The big day came and the priest had Ole kneel. He put his hand on Ole’s head and said, “Ole, you were born a Lutheran, you were raised a Lutheran, and now,” he said as he sprinkled some incense over Ole’s head, “now you are a Catholic!”
Ole was happy and the neighbors were happy. But the following Friday evening at suppertime, there was again the aroma of grilled beef coming from Ole’s yard. The neighbors went to talk to him about this and as they approached the fence, they heard Ole saying to the steak: “Yu vas born a beef, yu vas raised a beef”, and as he sprinkled salt over the meat he said, “and NOW you are a FISH!”
There might be an underlying spiritual hatred causing the vegan to protest.

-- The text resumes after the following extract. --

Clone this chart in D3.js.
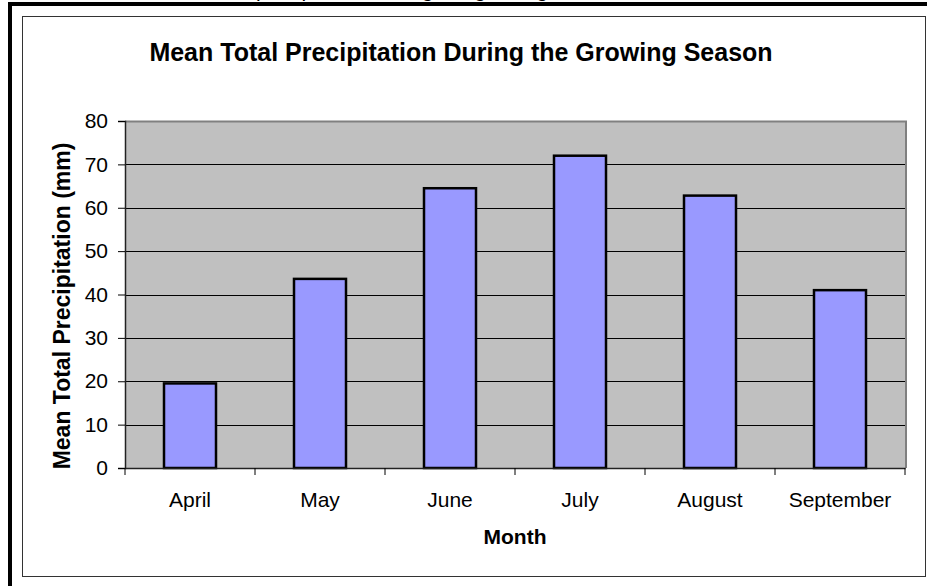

Consider how the Burnt Offering is given to God as a sweet savor for man’s devotion to God. The animal sacrificed was the sacrifice for sin, but the burnt offering was a symbol of devotion, providing a sweet savor to God.
Lots of homosexuals really hate the same aroma. Go figure.
I doubt an island would work for a veg head extremist. At low tide, the aroma of sea life would be too strong. With me it would make me want some clam chowder and oyster shooters.
Speaking of our Muslim brothers...
A priest and I bbqd a pig in Canberra when the wind was right to carry the aroma right to the Saudi embassy.
I liked their Anthony Wiener headlines.
The Spainards brought mesquite beans over to feed their horses while roaming around Texas.
Good one.
:) So many jokes that practically write themselves popped into my head (that’s apparently in the gutter) but not FR appropriate.
I thought that she would have had a tofu with her neighbors?